The FKEY migration script fix consists of a script that needs to be run in the Db2 terminal of Data Cataloging.

Procedure

  1. Run the following command to do SSH to the c-Db2u-0 pod.
    oc -n ibm-data-cataloging rsh c-isd-db2u-0
          su - db2inst1
  2. Create a file named FKEY_Updater.sh with the FKEY migration script.
    The script iterates over a list of data sources, fixes the FKEY in all the files, and ingests them in each data source of the previous Data Cataloging service versions.
          # ========================================================
          # How to invoke
          # Send the list of datasources to fix as follows:
          # ./FKEY_Updater.sh datasource1 datasource2 datasource3
          # ========================================================
    
          start_date=`date +%s.%N`
          datasourcearray=( "$@" )
    
          echo "Connecting to database..."
          db2 connect to bludb
          echo "Connected to BLUDB."
          printf '\n'
          echo "List of datasources to update:"
          printf ' - %s\n' "${datasourcearray[@]}"
          printf '\n'
    
          for datasource in "${datasourcearray[@]}"
          do
            echo "Starting update procedures for datasource '${datasource}'..."
            printf '\n'
            echo "Updating table ACESMAPLOADBASE..."
            db2 "update bluadmin.acesmaploadbase amlb set amlb.fkey=(mo.cluster || '_' || mo.datasource || '_' || mo.inode) from bluadmin.metaocean mo where amlb.fkey=mo.fkey and mo.datasource='${datasource}';"
            echo "ACESMAPLOADBASE table updated successfully."
            printf '\n'
            echo "Updating table ACOGMAPLOADBASE..."

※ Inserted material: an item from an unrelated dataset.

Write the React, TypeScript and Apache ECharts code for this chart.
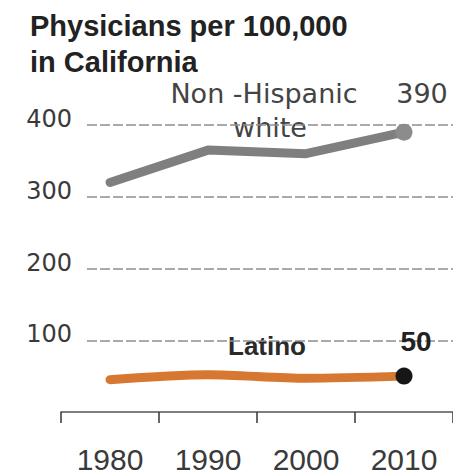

            db2 "update bluadmin.acogmaploadbase acmlb set acmlb.fkey=(mo.cluster || '_' || mo.datasource || '_' || mo.inode) from bluadmin.metaocean mo where acmlb.fkey=mo.fkey and mo.datasource='${datasource}';"

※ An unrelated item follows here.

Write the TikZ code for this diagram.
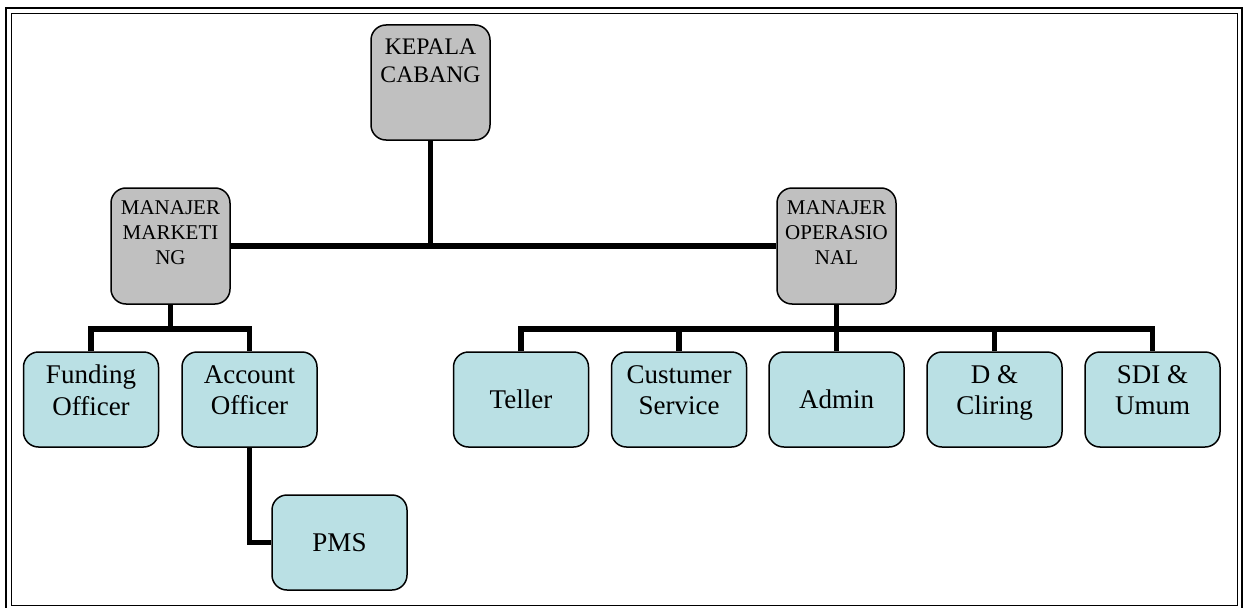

            echo "ACOGMAPLOADBASE table updated successfully."
            printf '\n'
            echo "Updating table ACESMAP (This action could take several minutes)..."
            db2 "update bluadmin.acesmap am set am.fkey=(mo.cluster || '_' || mo.datasource || '_' || mo.inode) from bluadmin.metaocean mo where am.fkey=mo.fkey and mo.datasource='${datasource}';"

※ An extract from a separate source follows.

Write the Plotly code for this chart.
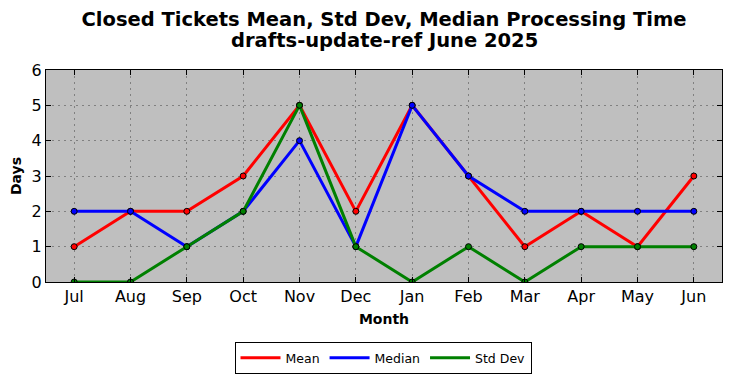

            echo "ACESMAP table updated successfully."
            printf '\n'
            echo "Updating table ACOGMAP (This action could take several minutes)..."
            db2 "update bluadmin.acogmap acm set acm.fkey=(mo.cluster || '_' || mo.datasource || '_' || mo.inode) from bluadmin.metaocean mo where acm.fkey=mo.fkey and mo.datasource='${datasource}';"
            echo "ACOGMAP table updated successfully."
            printf '\n'
            echo "Updating table METAOCEAN (This action could take several minutes)..."
            db2 "update bluadmin.metaocean mo set mo.fkey=(mo.cluster || '_' || mo.datasource || '_' || mo.inode) where not REGEXP_LIKE(mo.fkey, mo.cluster || '_' || mo.datasource || '_' || mo.inode) and mo.datasource='${datasource}';"
            echo "METAOCEAN table updated successfully."
            printf '\n'
            echo "Updates on datasource '${datasource}' done successfully."
            printf '\n'
          done
          printf '\n'
          end_date=`date +%s.%N`
          runtime=$(echo "$end_date - $start_date" | bc -l)
    
          echo "Execution time was $runtime seconds."
  3. Run the script.
    ./FKEY_Updater.sh datasource1 datasource2 datasource3

    The final execution time of the script depends on the number of files that are ingested in the database.